Her yıl 4 Ekim’de kutlanan Hayvanları Koruma Günü, insanların doğa ile ilişkisini yeniden düşünmesine ve hayvanların yaşam hakkına saygı göstermesine vesile olan evrensel bir gündür. 1931 yılında hayvan türlerinin yok olma tehlikesine dikkat çekmek amacıyla ilan edilen bu özel gün, günümüzde yalnızca nesli tükenmekte olan canlılara değil, tüm hayvanların korunmasına yönelik bir farkındalık hareketi olarak kabul edilmektedir.
Hayvanlar, doğanın dengesinde vazgeçilmez bir role sahiptir. Ekosistemin sürekliliği, onların varlığı sayesinde korunur. Arıların bitkileri tozlaştırmasından, deniz canlılarının besin zincirini düzenlemesine kadar birçok doğal süreç, hayvanların yaşamıyla doğrudan bağlantılıdır. Bu nedenle hayvanları korumak, yalnızca onların yaşamını savunmak değil, aynı zamanda insanlığın geleceğini de güvence altına almak anlamına gelir.
Ancak günümüzde hayvanlar, insan faaliyetlerinin olumsuz etkileriyle karşı karşıyadır. Kontrolsüz avcılık, habitat kaybı, çevre kirliliği, iklim değişikliği, sokak hayvanlarının toplatılmasına ilişkin yürütülen çalışmalar ve bilinçsiz tüketim alışkanlıkları, milyonlarca hayvanın yaşamını tehdit etmektedir. Evcil hayvanlar ise çoğu zaman terk edilme, kötü muamele veya bilinçsizce sahiplenilme gibi sorunlarla karşı karşıya kalmaktadır. Hayvanları Koruma Günü, bu sorunlara dikkat çekerek bireylere, kurumlara ve devletlere sorumluluklarını hatırlatır.
Hayvan hakları, yalnızca merhamet ya da iyi niyet meselesi değildir; aynı zamanda bir adalet ve vicdan konusudur. Hayvanların da acı çekme, özgür yaşama ve doğal ortamlarında var olma hakları vardır. Onları korumak, modern toplumların insani değerlerini yansıtır. Bu bağlamda Hayvanları Koruma Günü, yalnızca hayvanseverler için değil, tüm insanlar için evrensel bir vicdan çağrısıdır.
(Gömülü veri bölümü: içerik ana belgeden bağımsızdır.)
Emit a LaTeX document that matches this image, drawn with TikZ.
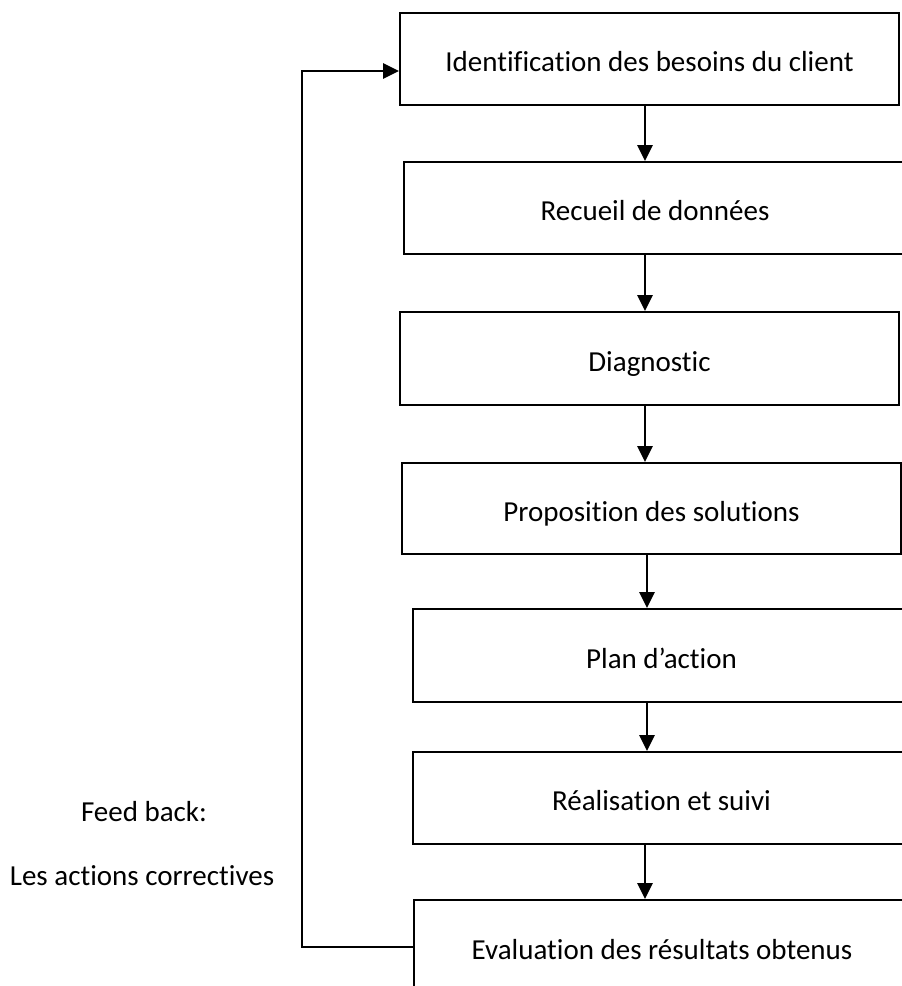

Bu özel gün, bireysel ve toplumsal düzeyde yapılabilecek pek çok katkıyı da gündeme getirir. Sokak hayvanlarına sahip çıkmak, barınaklara destek olmak, hayvanları deneylerde kullanmayan markaları tercih etmek, bilinçsiz avcılığa karşı durmak ve çevreyi temiz tutmak, herkesin yapabileceği küçük ama etkili adımlardır. Ayrıca eğitim yoluyla çocuklara hayvan sevgisi aşılamak, uzun vadede daha bilinçli ve duyarlı bir toplumun oluşmasına katkı sağlar.
Hayvanları Koruma Günü, aynı zamanda doğaya olan sorumluluğumuzu hatırlatır. İnsan merkezli bir yaşam anlayışının ötesine geçerek, tüm canlılarla ortak bir yaşam alanını paylaştığımız bilincine ulaşmak gerekir. Bu bilinç, yalnızca hayvanların değil, tüm ekosistemin korunmasını da mümkün kılar.